── Supplied material

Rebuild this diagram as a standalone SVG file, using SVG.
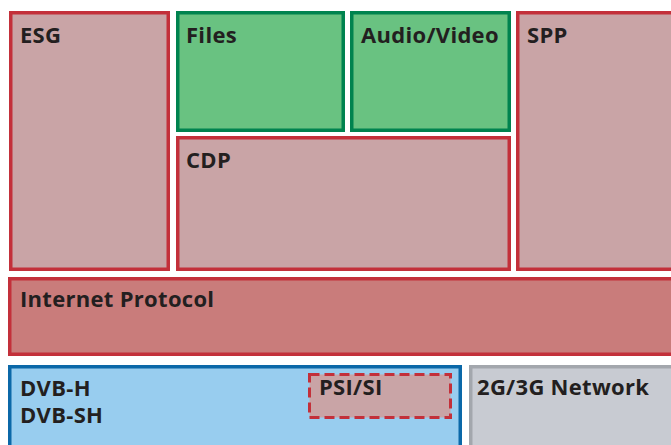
<svg xmlns="http://www.w3.org/2000/svg" width="671" height="445" viewBox="0 0 671 445">
<style>
rect{stroke-width:3.5}
.pink{fill:#c9a4a6;stroke:#c3303a}
.green{fill:#69c281;stroke:#00834f}
.ip{fill:#c97c7b;stroke:#c3303a}
.blue{fill:#98cdef;stroke:#0b68a8}
.gray{fill:#c8cbd2;stroke:#a3a7ad}
.dash{fill:#c9a4a6;stroke:#c3303a;stroke-dasharray:10 5}
text{font-family:"Open Sans","Noto Sans",sans-serif;font-weight:bold;font-size:22px;fill:#231f20;letter-spacing:0.3px}
</style>
<rect width="671" height="445" fill="#ffffff" stroke="none"/>
<g id="esg"><rect class="pink" x="10.75" y="12.75" width="157.5" height="256.5"/><text x="20" y="43">ESG</text></g>
<g id="files"><rect class="green" x="177.75" y="12.75" width="165.5" height="117.5"/><text x="186" y="43">Files</text></g>
<g id="audiovideo"><rect class="green" x="351.75" y="12.75" width="157.5" height="117.5"/><text x="361" y="43">Audio/Video</text></g>
<g id="spp"><rect class="pink" x="517.75" y="12.75" width="200" height="256.5"/><text x="527" y="43">SPP</text></g>
<g id="cdp"><rect class="pink" x="177.75" y="137.75" width="331.5" height="131.5"/><text x="186" y="168">CDP</text></g>
<g id="ip"><rect class="ip" x="9.75" y="278.75" width="700" height="75.5"/><text x="20" y="307">Internet Protocol</text></g>
<g id="dvb"><rect class="blue" x="9.75" y="366.75" width="450.5" height="100"/><text x="20" y="396">DVB-H</text><text x="20" y="423">DVB-SH</text></g>
<g id="psisi"><rect class="dash" x="309.5" y="374.5" width="141" height="43" style="stroke-width:3"/><text x="319" y="395">PSI/SI</text></g>
<g id="network"><rect class="gray" x="470.75" y="366.75" width="240" height="100"/><text x="477" y="395">2G/3G Network</text></g>
<g id="connectors"></g>
</svg>
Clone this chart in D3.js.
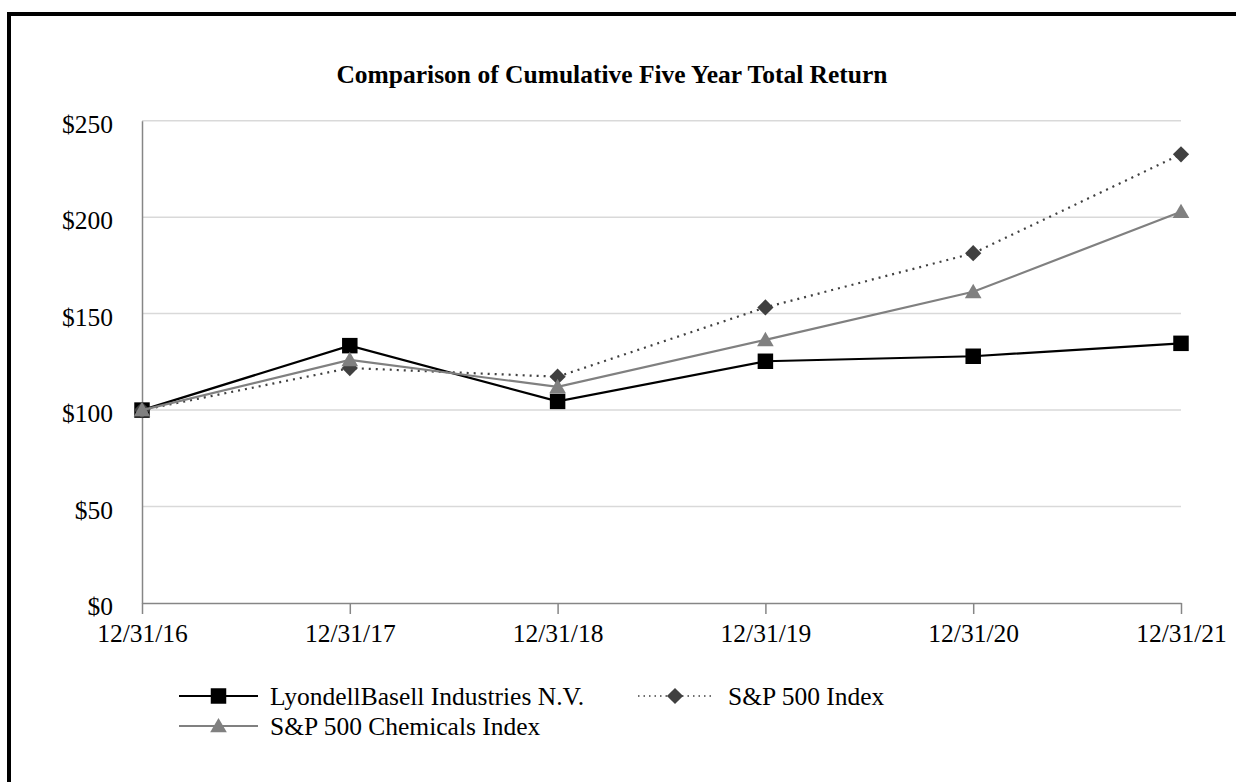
<!DOCTYPE html>
<html>
<head>
<meta charset="utf-8">
<script src="https://cdn.jsdelivr.net/npm/d3@7"></script>
<style>
  body { margin: 0; background: #fff; }
  svg { display: block; }
</style>
</head>
<body>
<div id="chart"></div>
<script>
// Data
const dates = ["12/31/16", "12/31/17", "12/31/18", "12/31/19", "12/31/20", "12/31/21"];
const lybValues = [100, 133.4, 104.5, 125.3, 127.9, 134.6];
const sp500Values = [100, 121.8, 117.3, 153.2, 181.3, 232.6];
const chemValues = [100, 126, 112, 136.4, 161.3, 202.8];
const yTicks = [0, 50, 100, 150, 200, 250];

const seriesNames = ["LyondellBasell Industries N.V.", "S&P 500 Index", "S&P 500 Chemicals Index"];

const width = 1236;
const height = 782;
const font = "'Liberation Serif', 'Times New Roman', serif";

const svg = d3.select("#chart")
    .append("svg")
    .attr("width", width)
    .attr("height", height)
    .style("font-family", font);

// outer frame (cropped on the right and bottom)
svg.append("rect")
    .attr("x", 9)
    .attr("y", 14)
    .attr("width", width + 20)
    .attr("height", height + 20)
    .attr("fill", "none")
    .attr("stroke", "#000")
    .attr("stroke-width", 4);

const x = d3.scalePoint().domain(dates).range([142, 1181]).padding(0);
const y = d3.scaleLinear().domain([0, 250]).range([603, 120.7]);

// title
svg.append("text")
    .attr("x", 612)
    .attr("y", 83)
    .attr("text-anchor", "middle")
    .attr("font-size", "25.5px")
    .attr("font-weight", "bold")
    .attr("fill", "#000")
    .text("Comparison of Cumulative Five Year Total Return");

// gridlines
svg.append("g")
    .selectAll("line")
    .data(yTicks.filter(d => d > 0))
    .join("line")
    .attr("x1", x.range()[0])
    .attr("x2", x.range()[1])
    .attr("y1", d => y(d))
    .attr("y2", d => y(d))
    .attr("stroke", "#d9d9d9")
    .attr("stroke-width", 1.5);

// y axis
const yAxis = svg.append("g")
    .attr("transform", `translate(${x.range()[0]},0)`)
    .call(d3.axisLeft(y).tickValues(yTicks).tickSize(0).tickPadding(29).tickFormat(d => "$" + d));
yAxis.select(".domain").attr("stroke", "#868686").attr("stroke-width", 1.5);
yAxis.selectAll("text")
    .attr("font-family", font)
    .attr("font-size", "25.5px")
    .attr("fill", "#000")
    .attr("dy", "0.45em");

// x axis
const xAxis = svg.append("g")
    .attr("transform", `translate(0,${y(0)})`)
    .call(d3.axisBottom(x).tickSizeInner(11).tickSizeOuter(0).tickPadding(10));
xAxis.select(".domain").attr("stroke", "#868686").attr("stroke-width", 1.5);
xAxis.selectAll(".tick line").attr("stroke", "#868686").attr("stroke-width", 1.5);
xAxis.selectAll("text")
    .attr("font-family", font)
    .attr("font-size", "25.5px")
    .attr("fill", "#000");

const series = [
    { name: seriesNames[0], values: lybValues, color: "#000", dash: null, marker: "square", markerColor: "#000" },
    { name: seriesNames[1], values: sp500Values, color: "#404040", dash: "2,5", marker: "diamond", markerColor: "#404040" },
    { name: seriesNames[2], values: chemValues, color: "#808080", dash: null, marker: "triangle", markerColor: "#808080" }
];

const symbolFor = {
    square: d3.symbol().type(d3.symbolSquare).size(240),
    diamond: d3.symbol().type(d3.symbolSquare).size(132),
    triangle: d3.symbol().type(d3.symbolTriangle).size(120)
};

function drawMarker(sel, s, cx, cy) {
    sel.append("path")
        .attr("d", symbolFor[s.marker]())
        .attr("transform", s.marker === "diamond"
            ? `translate(${cx},${cy}) rotate(45)`
            : s.marker === "triangle" ? `translate(${cx},${cy + 1.5})` : `translate(${cx},${cy})`)
        .attr("fill", s.markerColor);
}

const line = d3.line()
    .x((d, i) => x(dates[i]))
    .y(d => y(d));

const plot = svg.append("g");
series.forEach(s => {
    const g = plot.append("g");
    g.append("path")
        .datum(s.values)
        .attr("d", line)
        .attr("fill", "none")
        .attr("stroke", s.color)
        .attr("stroke-width", 2.2)
        .attr("stroke-dasharray", s.dash);
    s.values.forEach((v, i) => drawMarker(g, s, x(dates[i]), y(v)));
});

// legend
const legendItems = [
    { s: series[0], x0: 179, x1: 258, ty: 696, tx: 270 },
    { s: series[1], x0: 638, x1: 712, ty: 696, tx: 728 },
    { s: series[2], x0: 179, x1: 258, ty: 726, tx: 270 }
];
const legend = svg.append("g");
legendItems.forEach(item => {
    const g = legend.append("g");
    g.append("line")
        .attr("x1", item.x0)
        .attr("x2", item.x1)
        .attr("y1", item.ty)
        .attr("y2", item.ty)
        .attr("stroke", item.s.color)
        .attr("stroke-width", item.s.dash ? 1.5 : 2.2)
        .attr("stroke-dasharray", item.s.dash ? "1.5,4" : null);
    drawMarker(g, item.s, (item.x0 + item.x1) / 2, item.ty);
    g.append("text")
        .attr("x", item.tx)
        .attr("y", item.ty + 8.5)
        .attr("font-size", "25.5px")
        .attr("fill", "#000")
        .text(item.s.name);
});
</script>
</body>
</html>
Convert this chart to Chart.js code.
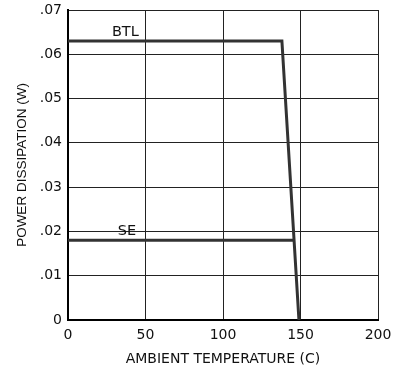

────

§ Task brief
Each record above should be copied character for character, with pictures dropped.

§ The solution
Rebuild this diagram as a standalone SVG file, using SVG.
<svg xmlns="http://www.w3.org/2000/svg" width="671" height="445" viewBox="0 0 671 445">
<style>
rect{stroke-width:3.5}
.pink{fill:#c9a4a6;stroke:#c3303a}
.green{fill:#69c281;stroke:#00834f}
.ip{fill:#c97c7b;stroke:#c3303a}
.blue{fill:#98cdef;stroke:#0b68a8}
.gray{fill:#c8cbd2;stroke:#a3a7ad}
.dash{fill:#c9a4a6;stroke:#c3303a;stroke-dasharray:10 5}
text{font-family:"Open Sans","Noto Sans",sans-serif;font-weight:bold;font-size:22px;fill:#231f20;letter-spacing:0.3px}
</style>
<rect width="671" height="445" fill="#ffffff" stroke="none"/>
<g id="esg"><rect class="pink" x="10.75" y="12.75" width="157.5" height="256.5"/><text x="20" y="43">ESG</text></g>
<g id="files"><rect class="green" x="177.75" y="12.75" width="165.5" height="117.5"/><text x="186" y="43">Files</text></g>
<g id="audiovideo"><rect class="green" x="351.75" y="12.75" width="157.5" height="117.5"/><text x="361" y="43">Audio/Video</text></g>
<g id="spp"><rect class="pink" x="517.75" y="12.75" width="200" height="256.5"/><text x="527" y="43">SPP</text></g>
<g id="cdp"><rect class="pink" x="177.75" y="137.75" width="331.5" height="131.5"/><text x="186" y="168">CDP</text></g>
<g id="ip"><rect class="ip" x="9.75" y="278.75" width="700" height="75.5"/><text x="20" y="307">Internet Protocol</text></g>
<g id="dvb"><rect class="blue" x="9.75" y="366.75" width="450.5" height="100"/><text x="20" y="396">DVB-H</text><text x="20" y="423">DVB-SH</text></g>
<g id="psisi"><rect class="dash" x="309.5" y="374.5" width="141" height="43" style="stroke-width:3"/><text x="319" y="395">PSI/SI</text></g>
<g id="network"><rect class="gray" x="470.75" y="366.75" width="240" height="100"/><text x="477" y="395">2G/3G Network</text></g>
<g id="connectors"></g>
</svg>
Clone this chart in D3.js.
<!DOCTYPE html>
<html>
<head>
<meta charset="utf-8">
<script src="https://cdn.jsdelivr.net/npm/d3@7"></script>
<style>
  body { margin: 0; background: #fff; }
  svg { display: block; }
</style>
</head>
<body>
<div id="chart"></div>
<script>
// Data
const dates = ["12/31/16", "12/31/17", "12/31/18", "12/31/19", "12/31/20", "12/31/21"];
const lybValues = [100, 133.4, 104.5, 125.3, 127.9, 134.6];
const sp500Values = [100, 121.8, 117.3, 153.2, 181.3, 232.6];
const chemValues = [100, 126, 112, 136.4, 161.3, 202.8];
const yTicks = [0, 50, 100, 150, 200, 250];

const seriesNames = ["LyondellBasell Industries N.V.", "S&P 500 Index", "S&P 500 Chemicals Index"];

const width = 1236;
const height = 782;
const font = "'Liberation Serif', 'Times New Roman', serif";

const svg = d3.select("#chart")
    .append("svg")
    .attr("width", width)
    .attr("height", height)
    .style("font-family", font);

// outer frame (cropped on the right and bottom)
svg.append("rect")
    .attr("x", 9)
    .attr("y", 14)
    .attr("width", width + 20)
    .attr("height", height + 20)
    .attr("fill", "none")
    .attr("stroke", "#000")
    .attr("stroke-width", 4);

const x = d3.scalePoint().domain(dates).range([142, 1181]).padding(0);
const y = d3.scaleLinear().domain([0, 250]).range([603, 120.7]);

// title
svg.append("text")
    .attr("x", 612)
    .attr("y", 83)
    .attr("text-anchor", "middle")
    .attr("font-size", "25.5px")
    .attr("font-weight", "bold")
    .attr("fill", "#000")
    .text("Comparison of Cumulative Five Year Total Return");

// gridlines
svg.append("g")
    .selectAll("line")
    .data(yTicks.filter(d => d > 0))
    .join("line")
    .attr("x1", x.range()[0])
    .attr("x2", x.range()[1])
    .attr("y1", d => y(d))
    .attr("y2", d => y(d))
    .attr("stroke", "#d9d9d9")
    .attr("stroke-width", 1.5);

// y axis
const yAxis = svg.append("g")
    .attr("transform", `translate(${x.range()[0]},0)`)
    .call(d3.axisLeft(y).tickValues(yTicks).tickSize(0).tickPadding(29).tickFormat(d => "$" + d));
yAxis.select(".domain").attr("stroke", "#868686").attr("stroke-width", 1.5);
yAxis.selectAll("text")
    .attr("font-family", font)
    .attr("font-size", "25.5px")
    .attr("fill", "#000")
    .attr("dy", "0.45em");

// x axis
const xAxis = svg.append("g")
    .attr("transform", `translate(0,${y(0)})`)
    .call(d3.axisBottom(x).tickSizeInner(11).tickSizeOuter(0).tickPadding(10));
xAxis.select(".domain").attr("stroke", "#868686").attr("stroke-width", 1.5);
xAxis.selectAll(".tick line").attr("stroke", "#868686").attr("stroke-width", 1.5);
xAxis.selectAll("text")
    .attr("font-family", font)
    .attr("font-size", "25.5px")
    .attr("fill", "#000");

const series = [
    { name: seriesNames[0], values: lybValues, color: "#000", dash: null, marker: "square", markerColor: "#000" },
    { name: seriesNames[1], values: sp500Values, color: "#404040", dash: "2,5", marker: "diamond", markerColor: "#404040" },
    { name: seriesNames[2], values: chemValues, color: "#808080", dash: null, marker: "triangle", markerColor: "#808080" }
];

const symbolFor = {
    square: d3.symbol().type(d3.symbolSquare).size(240),
    diamond: d3.symbol().type(d3.symbolSquare).size(132),
    triangle: d3.symbol().type(d3.symbolTriangle).size(120)
};

function drawMarker(sel, s, cx, cy) {
    sel.append("path")
        .attr("d", symbolFor[s.marker]())
        .attr("transform", s.marker === "diamond"
            ? `translate(${cx},${cy}) rotate(45)`
            : s.marker === "triangle" ? `translate(${cx},${cy + 1.5})` : `translate(${cx},${cy})`)
        .attr("fill", s.markerColor);
}

const line = d3.line()
    .x((d, i) => x(dates[i]))
    .y(d => y(d));

const plot = svg.append("g");
series.forEach(s => {
    const g = plot.append("g");
    g.append("path")
        .datum(s.values)
        .attr("d", line)
        .attr("fill", "none")
        .attr("stroke", s.color)
        .attr("stroke-width", 2.2)
        .attr("stroke-dasharray", s.dash);
    s.values.forEach((v, i) => drawMarker(g, s, x(dates[i]), y(v)));
});

// legend
const legendItems = [
    { s: series[0], x0: 179, x1: 258, ty: 696, tx: 270 },
    { s: series[1], x0: 638, x1: 712, ty: 696, tx: 728 },
    { s: series[2], x0: 179, x1: 258, ty: 726, tx: 270 }
];
const legend = svg.append("g");
legendItems.forEach(item => {
    const g = legend.append("g");
    g.append("line")
        .attr("x1", item.x0)
        .attr("x2", item.x1)
        .attr("y1", item.ty)
        .attr("y2", item.ty)
        .attr("stroke", item.s.color)
        .attr("stroke-width", item.s.dash ? 1.5 : 2.2)
        .attr("stroke-dasharray", item.s.dash ? "1.5,4" : null);
    drawMarker(g, item.s, (item.x0 + item.x1) / 2, item.ty);
    g.append("text")
        .attr("x", item.tx)
        .attr("y", item.ty + 8.5)
        .attr("font-size", "25.5px")
        .attr("fill", "#000")
        .text(item.s.name);
});
</script>
</body>
</html>
Convert this chart to Chart.js code.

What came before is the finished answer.